-- BEGIN DATA --
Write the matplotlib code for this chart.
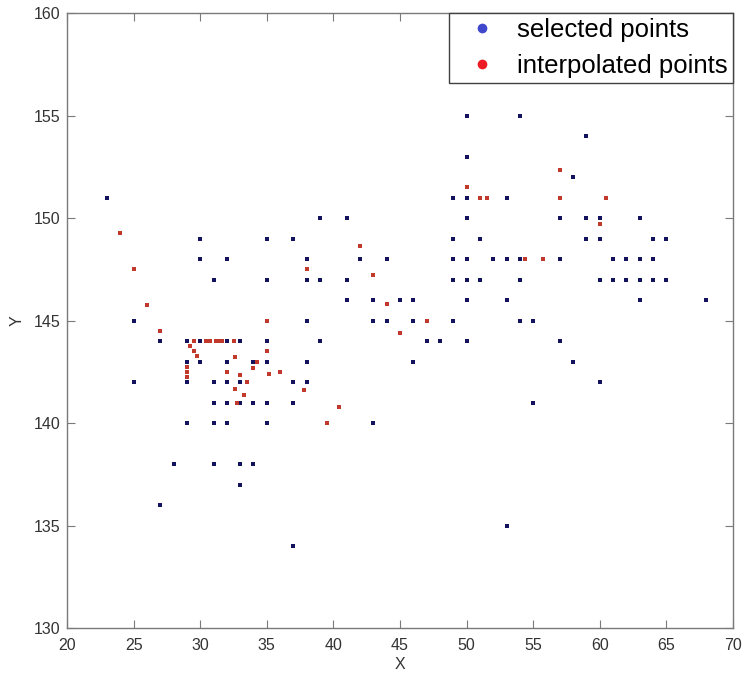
import matplotlib
matplotlib.use("Agg")
import matplotlib.pyplot as plt
from matplotlib.lines import Line2D

plt.rcParams['font.family'] = ['Liberation Sans', 'DejaVu Sans']

# selected points, grouped by Y row
sel_rows = {
    155: [50, 54],
    154: [59],
    153: [50],
    152: [58],
    151: [23, 49, 50, 53],
    150: [39, 41, 50, 57, 59, 60, 63],
    149: [30, 35, 37, 49, 51, 59, 60, 64, 65],
    148: [30, 32, 38, 42, 44, 49, 50, 52, 53, 54, 57, 61, 62, 63, 64],
    147: [31, 35, 38, 39, 41, 49, 50, 51, 54, 60, 61, 62, 63, 64, 65],
    146: [41, 43, 45, 46, 50, 53, 63, 68],
    145: [25, 38, 43, 44, 46, 49, 54, 55],
    144: [27, 29, 30, 32, 33, 35, 39, 47, 48, 50, 57],
    143: [29, 30, 32, 34, 35, 38, 46, 58],
    142: [25, 29, 31, 32, 33, 37, 38, 60],
    141: [31, 32, 33, 34, 35, 37, 55],
    140: [29, 31, 32, 35, 43],
    138: [28, 31, 33, 34],
    137: [33],
    136: [27],
    135: [53],
    134: [37],
}
sel_x = [x for y, xs in sel_rows.items() for x in xs]
sel_y = [y for y, xs in sel_rows.items() for x in xs]

# interpolated points
interp_x = [24, 25, 26, 27,
            29.5, 30.4, 30.75, 31.2, 31.45, 31.65, 32.5,
            29.25, 29.5, 29.75,
            29, 29, 29,
            32.6, 34.25, 35, 35,
            32, 33, 34, 35.2, 36, 33.5,
            32.6, 33.3, 32.75,
            37.8, 40.4, 39.5,
            38, 42, 43, 44, 45, 47,
            50, 51, 51.5,
            57, 57, 60.5, 60,
            54.4, 55.7]
interp_y = [149.25, 147.5, 145.75, 144.5,
            144, 144, 144, 144, 144, 144, 144,
            143.75, 143.5, 143.25,
            142.75, 142.5, 142.25,
            143.2, 143, 143.5, 145,
            142.5, 142.35, 142.67, 142.4, 142.5, 142,
            141.67, 141.35, 141,
            141.6, 140.8, 140,
            147.5, 148.65, 147.24, 145.8, 144.4, 145,
            151.5, 151, 151,
            152.35, 151, 151, 149.7,
            148, 148]

x_ticks = [20, 25, 30, 35, 40, 45, 50, 55, 60, 65, 70]
y_ticks = [130, 135, 140, 145, 150, 155, 160]

fig = plt.figure(figsize=(7.43, 6.75), dpi=100)
ax = fig.add_axes([0.0902, 0.0696, 0.8963, 0.9111])

ax.plot(sel_x, sel_y, linestyle='none', marker='s', markersize=2.2,
        color='#12125e', markeredgewidth=0)
ax.plot(interp_x, interp_y, linestyle='none', marker='s', markersize=2.2,
        color='#c0392b', markeredgewidth=0)

ax.set_xlim(20, 70)
ax.set_ylim(130, 160)
ax.set_xticks(x_ticks)
ax.set_yticks(y_ticks)
ax.tick_params(direction='in', top=True, right=True, length=6, width=0.8,
               color='#7a7a7a', labelsize=11.5, labelcolor='#333333')
ax.tick_params(axis='x', pad=7)
ax.tick_params(axis='y', pad=5)
for s in ax.spines.values():
    s.set_color('#7a7a7a')
    s.set_linewidth(1.0)
ax.set_xlabel('X', fontsize=11.5, color='#333333', labelpad=3)
ax.set_ylabel('Y', fontsize=11.5, color='#333333', labelpad=6)

handles = [Line2D([], [], linestyle='none', marker='o', markersize=7,
                  color='#3f48cc', markeredgewidth=0),
           Line2D([], [], linestyle='none', marker='o', markersize=7,
                  color='#ed1c24', markeredgewidth=0)]
leg = ax.legend(handles, ['selected points', 'interpolated points'],
                loc='upper right', borderaxespad=0, fontsize=18.5,
                fancybox=False, edgecolor='#404040', framealpha=1,
                handlelength=2.17, handletextpad=0.28, borderpad=0.2,
                labelspacing=0.45)
leg.get_frame().set_linewidth(1.0)

fig.savefig('out.png', dpi=100)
-- END DATA --
TASK TO COMPLETE:
Skip the pictures and restate exactly the lines from the beginning of the listing to the line with "plt.rcParams['font.family'] = ['Liberation", that line included.

RESPONSE:
Write the matplotlib code for this chart.
import matplotlib
matplotlib.use("Agg")
import matplotlib.pyplot as plt
from matplotlib.lines import Line2D

plt.rcParams['font.family'] = ['Liberation Sans', 'DejaVu Sans']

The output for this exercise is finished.